▸ Set exercise
Look through the data below and extract, unchanged, the lines from the one that contains "Reproduce this chart with Bokeh." to the one that contains "from bokeh.resources import INLINE", both included.

Records with drawing code
[BEGIN]

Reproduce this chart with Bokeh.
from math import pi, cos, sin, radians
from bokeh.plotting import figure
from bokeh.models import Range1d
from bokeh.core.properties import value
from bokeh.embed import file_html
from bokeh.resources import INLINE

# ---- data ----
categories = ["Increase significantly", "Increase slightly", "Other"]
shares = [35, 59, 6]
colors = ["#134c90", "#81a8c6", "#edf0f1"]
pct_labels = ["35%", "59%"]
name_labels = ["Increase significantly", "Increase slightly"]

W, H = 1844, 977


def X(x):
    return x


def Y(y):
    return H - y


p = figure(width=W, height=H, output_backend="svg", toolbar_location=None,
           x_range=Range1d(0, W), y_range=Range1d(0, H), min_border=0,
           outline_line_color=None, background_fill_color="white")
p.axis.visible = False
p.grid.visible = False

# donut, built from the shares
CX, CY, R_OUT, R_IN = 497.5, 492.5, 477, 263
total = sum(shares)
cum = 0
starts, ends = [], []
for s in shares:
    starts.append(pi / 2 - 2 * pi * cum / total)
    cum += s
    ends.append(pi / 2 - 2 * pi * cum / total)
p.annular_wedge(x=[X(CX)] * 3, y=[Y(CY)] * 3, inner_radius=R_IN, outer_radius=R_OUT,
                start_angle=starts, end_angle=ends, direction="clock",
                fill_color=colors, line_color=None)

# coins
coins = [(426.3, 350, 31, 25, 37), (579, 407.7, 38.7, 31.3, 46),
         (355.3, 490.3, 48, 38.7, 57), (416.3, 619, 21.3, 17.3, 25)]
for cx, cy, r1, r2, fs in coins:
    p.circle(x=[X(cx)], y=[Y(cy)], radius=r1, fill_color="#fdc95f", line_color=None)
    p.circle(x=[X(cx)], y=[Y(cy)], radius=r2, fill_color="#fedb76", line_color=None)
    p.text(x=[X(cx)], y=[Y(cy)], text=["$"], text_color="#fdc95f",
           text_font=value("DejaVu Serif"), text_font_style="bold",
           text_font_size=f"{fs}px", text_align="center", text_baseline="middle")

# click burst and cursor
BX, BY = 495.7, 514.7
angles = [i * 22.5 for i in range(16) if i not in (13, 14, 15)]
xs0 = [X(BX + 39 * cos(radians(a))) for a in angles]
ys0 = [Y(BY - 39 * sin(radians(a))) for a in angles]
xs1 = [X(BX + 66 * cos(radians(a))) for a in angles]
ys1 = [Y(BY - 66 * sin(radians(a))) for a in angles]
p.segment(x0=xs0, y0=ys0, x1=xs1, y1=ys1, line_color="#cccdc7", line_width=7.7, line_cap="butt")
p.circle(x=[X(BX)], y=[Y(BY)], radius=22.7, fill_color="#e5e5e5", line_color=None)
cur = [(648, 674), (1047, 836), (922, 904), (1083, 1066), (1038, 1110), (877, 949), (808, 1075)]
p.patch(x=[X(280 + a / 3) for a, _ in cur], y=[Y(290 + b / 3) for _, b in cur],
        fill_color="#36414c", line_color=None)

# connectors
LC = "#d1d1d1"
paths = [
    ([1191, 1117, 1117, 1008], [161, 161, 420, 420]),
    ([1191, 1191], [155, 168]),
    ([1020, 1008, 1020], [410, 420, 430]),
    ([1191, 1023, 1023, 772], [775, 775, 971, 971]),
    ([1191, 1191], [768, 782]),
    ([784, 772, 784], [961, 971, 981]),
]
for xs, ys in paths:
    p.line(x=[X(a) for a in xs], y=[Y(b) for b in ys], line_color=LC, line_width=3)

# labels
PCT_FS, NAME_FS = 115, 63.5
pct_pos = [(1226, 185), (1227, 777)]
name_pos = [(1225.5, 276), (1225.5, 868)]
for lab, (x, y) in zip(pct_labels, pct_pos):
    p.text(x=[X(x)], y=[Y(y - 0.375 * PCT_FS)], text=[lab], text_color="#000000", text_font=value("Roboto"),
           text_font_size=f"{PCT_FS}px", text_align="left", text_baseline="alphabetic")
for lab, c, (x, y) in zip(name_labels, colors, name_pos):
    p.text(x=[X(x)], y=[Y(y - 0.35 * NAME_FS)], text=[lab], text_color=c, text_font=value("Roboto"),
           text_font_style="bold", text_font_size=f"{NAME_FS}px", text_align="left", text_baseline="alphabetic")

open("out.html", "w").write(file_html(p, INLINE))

[END]
[BEGIN]

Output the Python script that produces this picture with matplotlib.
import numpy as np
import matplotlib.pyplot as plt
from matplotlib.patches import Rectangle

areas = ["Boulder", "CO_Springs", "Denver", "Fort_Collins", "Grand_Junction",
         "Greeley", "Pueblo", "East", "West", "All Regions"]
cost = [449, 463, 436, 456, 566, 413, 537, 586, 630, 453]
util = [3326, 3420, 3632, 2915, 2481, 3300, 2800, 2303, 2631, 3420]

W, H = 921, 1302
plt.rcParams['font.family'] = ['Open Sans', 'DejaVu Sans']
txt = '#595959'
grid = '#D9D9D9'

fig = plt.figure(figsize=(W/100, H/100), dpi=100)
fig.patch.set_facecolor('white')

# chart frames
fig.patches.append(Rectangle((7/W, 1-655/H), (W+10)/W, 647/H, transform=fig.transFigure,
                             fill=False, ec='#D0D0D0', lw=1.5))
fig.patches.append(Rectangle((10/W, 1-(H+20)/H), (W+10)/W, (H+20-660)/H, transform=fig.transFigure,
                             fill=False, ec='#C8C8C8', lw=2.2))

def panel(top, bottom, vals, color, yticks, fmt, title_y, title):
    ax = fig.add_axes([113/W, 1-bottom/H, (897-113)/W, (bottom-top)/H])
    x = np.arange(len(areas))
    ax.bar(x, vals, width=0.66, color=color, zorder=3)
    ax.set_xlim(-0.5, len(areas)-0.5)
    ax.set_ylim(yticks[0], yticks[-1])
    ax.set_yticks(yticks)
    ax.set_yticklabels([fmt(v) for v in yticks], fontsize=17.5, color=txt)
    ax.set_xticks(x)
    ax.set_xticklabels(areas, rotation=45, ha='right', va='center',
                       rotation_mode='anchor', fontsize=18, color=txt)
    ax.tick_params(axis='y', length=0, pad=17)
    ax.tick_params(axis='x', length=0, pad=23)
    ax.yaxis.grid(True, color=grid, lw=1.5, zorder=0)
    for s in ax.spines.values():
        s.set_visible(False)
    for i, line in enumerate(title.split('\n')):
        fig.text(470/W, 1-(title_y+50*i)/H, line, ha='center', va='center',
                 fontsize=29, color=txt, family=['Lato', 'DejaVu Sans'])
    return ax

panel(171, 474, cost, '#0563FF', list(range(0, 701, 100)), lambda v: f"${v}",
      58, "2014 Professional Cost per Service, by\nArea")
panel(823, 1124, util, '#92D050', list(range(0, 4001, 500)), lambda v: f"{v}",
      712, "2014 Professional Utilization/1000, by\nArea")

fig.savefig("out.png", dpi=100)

[END]
[BEGIN]

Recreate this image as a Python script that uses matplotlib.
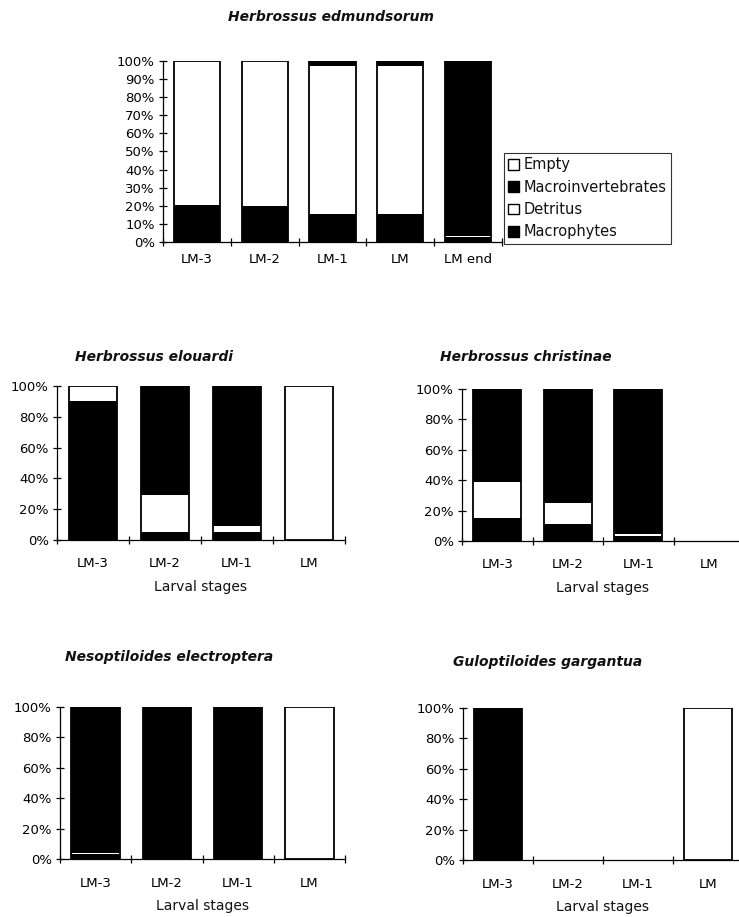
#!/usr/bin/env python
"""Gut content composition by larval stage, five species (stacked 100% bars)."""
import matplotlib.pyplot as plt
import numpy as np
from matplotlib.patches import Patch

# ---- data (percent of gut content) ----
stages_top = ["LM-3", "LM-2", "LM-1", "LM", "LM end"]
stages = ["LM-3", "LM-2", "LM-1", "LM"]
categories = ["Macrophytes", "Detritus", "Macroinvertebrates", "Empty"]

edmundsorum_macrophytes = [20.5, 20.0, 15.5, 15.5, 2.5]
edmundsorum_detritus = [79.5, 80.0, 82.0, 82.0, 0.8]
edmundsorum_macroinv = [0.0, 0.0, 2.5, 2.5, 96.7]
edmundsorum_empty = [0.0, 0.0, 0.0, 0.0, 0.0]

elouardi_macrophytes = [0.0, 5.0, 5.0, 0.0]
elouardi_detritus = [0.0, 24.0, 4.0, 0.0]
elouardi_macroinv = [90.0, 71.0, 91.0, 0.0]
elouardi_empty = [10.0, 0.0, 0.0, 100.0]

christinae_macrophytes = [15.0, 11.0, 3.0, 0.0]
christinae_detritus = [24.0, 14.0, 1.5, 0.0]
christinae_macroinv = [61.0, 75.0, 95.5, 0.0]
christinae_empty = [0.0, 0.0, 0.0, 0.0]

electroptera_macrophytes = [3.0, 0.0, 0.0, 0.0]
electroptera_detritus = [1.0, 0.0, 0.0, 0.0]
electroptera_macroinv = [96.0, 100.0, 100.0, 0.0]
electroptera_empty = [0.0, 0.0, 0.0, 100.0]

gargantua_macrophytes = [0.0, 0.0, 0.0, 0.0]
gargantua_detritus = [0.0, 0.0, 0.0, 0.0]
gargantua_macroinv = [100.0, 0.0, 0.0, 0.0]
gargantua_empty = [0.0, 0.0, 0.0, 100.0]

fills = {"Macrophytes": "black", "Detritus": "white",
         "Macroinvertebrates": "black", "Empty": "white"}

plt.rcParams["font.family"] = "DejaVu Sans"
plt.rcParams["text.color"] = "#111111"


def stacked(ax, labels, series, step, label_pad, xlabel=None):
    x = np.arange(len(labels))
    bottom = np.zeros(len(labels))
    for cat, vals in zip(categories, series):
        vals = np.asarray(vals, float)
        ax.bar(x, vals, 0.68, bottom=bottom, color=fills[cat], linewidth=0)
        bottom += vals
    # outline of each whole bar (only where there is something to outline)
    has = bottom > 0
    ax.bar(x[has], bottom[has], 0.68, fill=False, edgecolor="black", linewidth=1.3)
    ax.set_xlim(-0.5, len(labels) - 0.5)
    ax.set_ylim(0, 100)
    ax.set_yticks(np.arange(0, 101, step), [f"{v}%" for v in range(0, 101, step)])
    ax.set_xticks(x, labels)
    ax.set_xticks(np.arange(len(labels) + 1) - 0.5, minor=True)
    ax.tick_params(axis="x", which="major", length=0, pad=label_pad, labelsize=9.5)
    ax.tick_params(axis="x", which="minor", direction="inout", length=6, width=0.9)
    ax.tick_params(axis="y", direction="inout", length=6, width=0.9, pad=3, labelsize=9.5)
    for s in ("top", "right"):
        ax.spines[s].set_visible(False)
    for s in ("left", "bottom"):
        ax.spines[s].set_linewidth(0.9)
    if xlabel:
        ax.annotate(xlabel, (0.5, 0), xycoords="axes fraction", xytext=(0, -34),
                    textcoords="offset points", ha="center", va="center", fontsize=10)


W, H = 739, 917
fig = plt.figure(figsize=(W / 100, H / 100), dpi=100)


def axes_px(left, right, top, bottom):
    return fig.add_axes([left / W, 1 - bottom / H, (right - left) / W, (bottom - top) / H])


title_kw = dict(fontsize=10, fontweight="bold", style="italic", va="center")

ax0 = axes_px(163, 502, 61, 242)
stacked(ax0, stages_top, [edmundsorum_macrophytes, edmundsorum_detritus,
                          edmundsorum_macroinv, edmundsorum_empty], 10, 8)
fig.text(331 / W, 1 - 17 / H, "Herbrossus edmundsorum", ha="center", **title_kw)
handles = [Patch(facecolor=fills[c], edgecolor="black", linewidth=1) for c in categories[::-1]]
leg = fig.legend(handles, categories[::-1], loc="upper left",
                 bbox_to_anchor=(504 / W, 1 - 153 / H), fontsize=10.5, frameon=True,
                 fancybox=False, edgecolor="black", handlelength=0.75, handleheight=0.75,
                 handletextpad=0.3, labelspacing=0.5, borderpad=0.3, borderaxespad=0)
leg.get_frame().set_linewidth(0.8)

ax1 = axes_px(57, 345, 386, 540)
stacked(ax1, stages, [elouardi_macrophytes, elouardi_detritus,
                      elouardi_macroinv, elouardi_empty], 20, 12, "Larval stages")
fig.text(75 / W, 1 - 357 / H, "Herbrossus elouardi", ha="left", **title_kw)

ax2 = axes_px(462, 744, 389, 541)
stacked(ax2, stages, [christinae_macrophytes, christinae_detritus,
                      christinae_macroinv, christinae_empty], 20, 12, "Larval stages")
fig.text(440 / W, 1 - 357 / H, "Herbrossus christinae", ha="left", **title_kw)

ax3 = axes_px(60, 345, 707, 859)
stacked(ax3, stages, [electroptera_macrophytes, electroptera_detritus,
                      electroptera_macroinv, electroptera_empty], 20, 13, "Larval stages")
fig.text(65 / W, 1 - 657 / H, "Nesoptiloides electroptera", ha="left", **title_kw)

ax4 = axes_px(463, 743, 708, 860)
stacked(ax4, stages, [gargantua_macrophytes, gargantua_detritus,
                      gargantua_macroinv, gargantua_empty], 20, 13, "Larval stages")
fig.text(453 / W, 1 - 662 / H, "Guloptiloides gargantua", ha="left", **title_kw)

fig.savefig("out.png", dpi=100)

[END]

▸ The response
Reproduce this chart with Bokeh.
from math import pi, cos, sin, radians
from bokeh.plotting import figure
from bokeh.models import Range1d
from bokeh.core.properties import value
from bokeh.embed import file_html
from bokeh.resources import INLINE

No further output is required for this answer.